MAKING AN IMPACT…Investing in Student Mental Health and Well-Being

An important part of the mission of the Foundation for Vancouver Public Schools is to address the many challenges students face in the process of learning. A student’s overall health and well-being are critical to their performance in school. When it comes to mental health, students whose emotional needs are met are more likely to come to school prepared to learn, engage in school activities, and have positive interactions with their peers and school staff.

In December 2021, the U.S. Surgeon General issued an advisory calling attention to a national crisis of youth mental health and well-being. President Biden also called special attention to the youth mental health crisis during his State of the Union address in March. In February the Centers for Disease Control and Prevention reported that 42 percent of high school students surveyed in 2021 said they experienced persistent feelings of sadness or hopelessness during the past year.
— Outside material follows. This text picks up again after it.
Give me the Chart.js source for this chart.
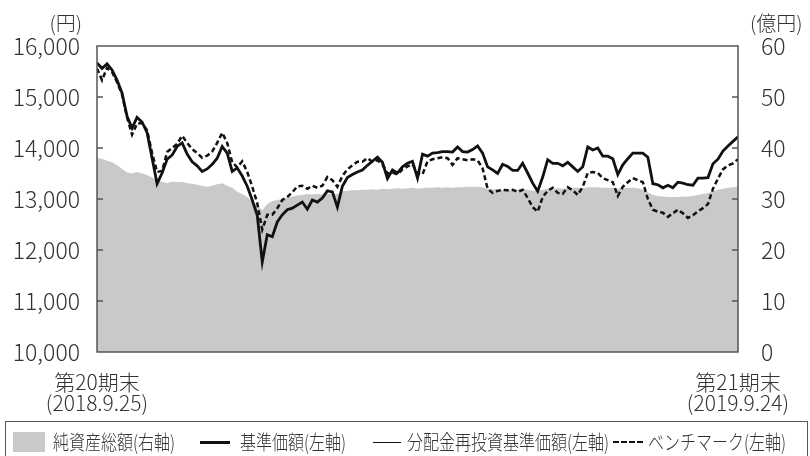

This is a 14 percent increase from 2019 and a 47 percent increase from 2011.

With most children spending nearly half of their waking hours in schools, staff and community-based partners are in a unique position to help meet students’ mental health needs through early identification, prevention, and application of interventions in a safe, supportive environment where youth already are.

Long before the Surgeon General’s call to action, Vancouver Public Schools had begun to initiate measures to help address student health and well-being. The Foundation for VPS supports the District’s efforts, providing funding for mental health and wellness, prevention, intervention, mentoring programs, and other supports. To help address these needs, the Foundation budgeted $69,000 for the 2022-23 school year, a 138% increase over the previous year’s budget.
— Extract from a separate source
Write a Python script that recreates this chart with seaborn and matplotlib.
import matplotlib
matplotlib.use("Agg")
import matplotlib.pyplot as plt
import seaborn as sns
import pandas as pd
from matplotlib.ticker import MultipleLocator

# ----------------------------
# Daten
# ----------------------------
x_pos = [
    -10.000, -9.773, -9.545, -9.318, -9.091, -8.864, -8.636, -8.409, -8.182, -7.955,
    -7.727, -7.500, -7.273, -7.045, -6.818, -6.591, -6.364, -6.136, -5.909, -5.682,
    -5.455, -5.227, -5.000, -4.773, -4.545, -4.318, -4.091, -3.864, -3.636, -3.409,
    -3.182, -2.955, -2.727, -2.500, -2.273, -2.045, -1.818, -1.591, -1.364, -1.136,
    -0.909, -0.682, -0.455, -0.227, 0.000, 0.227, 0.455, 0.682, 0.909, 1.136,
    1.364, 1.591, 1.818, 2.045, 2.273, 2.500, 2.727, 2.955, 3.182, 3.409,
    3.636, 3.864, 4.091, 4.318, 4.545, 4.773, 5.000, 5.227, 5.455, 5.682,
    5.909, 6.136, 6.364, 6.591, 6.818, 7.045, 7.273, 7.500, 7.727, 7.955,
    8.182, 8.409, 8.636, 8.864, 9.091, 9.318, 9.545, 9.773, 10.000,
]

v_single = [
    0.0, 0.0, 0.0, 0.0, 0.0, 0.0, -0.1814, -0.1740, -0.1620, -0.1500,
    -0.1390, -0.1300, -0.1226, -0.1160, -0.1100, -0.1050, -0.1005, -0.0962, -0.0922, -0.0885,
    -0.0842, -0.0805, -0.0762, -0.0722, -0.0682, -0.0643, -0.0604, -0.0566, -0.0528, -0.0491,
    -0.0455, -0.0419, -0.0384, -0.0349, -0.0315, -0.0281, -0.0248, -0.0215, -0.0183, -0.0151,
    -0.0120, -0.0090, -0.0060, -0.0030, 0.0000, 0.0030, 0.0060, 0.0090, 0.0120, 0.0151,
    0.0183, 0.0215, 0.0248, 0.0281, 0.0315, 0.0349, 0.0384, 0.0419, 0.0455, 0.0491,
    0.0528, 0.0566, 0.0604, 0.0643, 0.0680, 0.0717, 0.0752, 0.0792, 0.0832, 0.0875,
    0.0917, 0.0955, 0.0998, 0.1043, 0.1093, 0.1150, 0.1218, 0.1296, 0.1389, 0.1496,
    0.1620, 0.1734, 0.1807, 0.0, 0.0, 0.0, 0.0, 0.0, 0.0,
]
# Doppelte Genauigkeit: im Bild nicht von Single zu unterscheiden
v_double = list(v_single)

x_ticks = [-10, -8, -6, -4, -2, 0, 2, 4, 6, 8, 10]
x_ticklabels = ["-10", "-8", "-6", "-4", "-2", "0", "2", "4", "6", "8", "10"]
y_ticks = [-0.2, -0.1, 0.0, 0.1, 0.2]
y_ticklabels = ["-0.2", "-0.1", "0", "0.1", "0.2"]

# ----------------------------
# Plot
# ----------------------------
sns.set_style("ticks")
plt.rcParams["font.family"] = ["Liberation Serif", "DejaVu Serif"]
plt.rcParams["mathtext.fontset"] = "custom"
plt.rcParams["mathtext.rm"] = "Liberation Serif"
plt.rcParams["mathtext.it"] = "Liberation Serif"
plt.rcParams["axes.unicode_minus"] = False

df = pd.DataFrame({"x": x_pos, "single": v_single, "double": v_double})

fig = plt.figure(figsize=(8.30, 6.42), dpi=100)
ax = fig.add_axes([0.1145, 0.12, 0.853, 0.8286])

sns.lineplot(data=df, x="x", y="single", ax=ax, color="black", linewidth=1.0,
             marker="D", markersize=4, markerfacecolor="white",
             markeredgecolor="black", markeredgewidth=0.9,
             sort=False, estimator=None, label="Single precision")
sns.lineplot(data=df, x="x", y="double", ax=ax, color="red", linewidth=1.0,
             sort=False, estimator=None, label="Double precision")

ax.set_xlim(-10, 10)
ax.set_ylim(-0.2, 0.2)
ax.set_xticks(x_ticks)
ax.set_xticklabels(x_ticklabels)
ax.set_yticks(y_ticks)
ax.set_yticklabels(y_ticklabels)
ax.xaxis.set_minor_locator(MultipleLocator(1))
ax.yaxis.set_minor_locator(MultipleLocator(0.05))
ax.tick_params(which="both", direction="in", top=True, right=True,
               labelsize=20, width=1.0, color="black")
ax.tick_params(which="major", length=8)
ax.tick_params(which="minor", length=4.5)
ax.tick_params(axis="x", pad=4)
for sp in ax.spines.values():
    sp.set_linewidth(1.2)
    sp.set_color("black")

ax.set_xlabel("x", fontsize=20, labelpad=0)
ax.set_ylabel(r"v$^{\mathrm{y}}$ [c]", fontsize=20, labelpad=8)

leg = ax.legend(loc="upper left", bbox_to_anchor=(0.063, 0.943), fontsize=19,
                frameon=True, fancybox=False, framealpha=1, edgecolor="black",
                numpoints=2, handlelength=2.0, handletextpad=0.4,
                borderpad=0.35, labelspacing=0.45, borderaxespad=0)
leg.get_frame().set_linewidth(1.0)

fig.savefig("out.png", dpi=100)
Examples of services supported with Foundation for VPS funding:
• Funding to VPS Family and Community Resource (FCRC) staff to support student social-emotional health and resilience.
• Prevention/intervention funds at the secondary level that promote and support healthy behaviors.
• Support for two new VPS Mental Health and Wellness Coordinators serving three middle schools.
• Training and technical assistance for FCRC staff to better assist families facing complex trauma and crisis situations and support for School Mobilization and Response Teams (SMART) responding to students and families in crisis.
• Funds to help engage students participating in the District’s IMPACT Program, a collaborative program designed as an alternative to exclusionary programs that provides support and resources to help students gain the coping skills to address issues negatively impacting their access to education.
• Support to address student truancy.
• Funding for student engagement and attendance promotion.

In addition to funds specifically dedicated toward health and well-being, each year the Foundation offers Engagement Grants to all VPS schools. Some schools used their grant funds last year to support social-emotional learning, resiliency tools, and incentives for positive behavior and attendance.

“Not all students come to school ready to learn. Many students experience complex forms of trauma that cause them to arrive at school dysregulated. Students cannot learn if they feel unsafe,” said Emma Forslund, Restorative Justice Coach at Discovery Middle School. Discovery used a Foundation grant to create “break spaces” in all of the classrooms to help students learn to regulate their emotions so they can get back to learning. Based on recommendations from students, items were purchased for each space that help with sensory processing, trauma awareness, emotional regulation, and de-escalation. “Discovery Middle School believes in being trauma informed which means providing ways for students to regulate themselves and feel safe in their learning environment,” said Forslund.

Minnehaha Elementary used an Engagement Grant to purchase books, activities, games, and manipulatives that can be used in a variety of ways to teach and practice social emotional skills. The books included topics such as managing emotions, working with peers, making mistakes, asking for help, positive self-talks, etc. Many of the items can be used for years to come. “Based on surveys and discussion with students, families, and staff, our school has a strong need to support students with social emotional learning,” said Jennifer Budde, Positive Behavioral Interventions and Supports/Intervention Specialist. “We want to make social emotional learning kid-friendly, engaging, and effective. Our goal is that students will actively participate in increasing their social emotional skills so they are better prepared to engage in school and manage peer relationships.”

Several schools have also used some of their allocated funds to purchase small incentive items that encourage positive behavior and recognize students who are consistently doing what they are asked to do. “These items help create a sense of belonging, build community, improve attendance, and create a positive culture and positivity among students,” said Gaiser Middle School principal, Esteban Delgadillo. In addition to incentives, items like sensory tools can help manage anxiety, improve attention, increase the ability to focus, and help develop gross motor skills.

The pandemic demonstrated the importance of supporting students beyond just academics. The Foundation for VPS invests hundreds of thousands of dollars each year on services and programs that support the whole child. Ensuring access to food, stable housing, and other basic needs helps a student focus on learning. Support for activities that connect families to their school community helps create a sense of belonging and connects them to resources. Providing access to positive adult mentors builds confidence and encourages personal development. When we come together as a community to support students by making sure all their needs are met, including their social and emotional health and well-being, we help them grow and reach their potential in and out of school.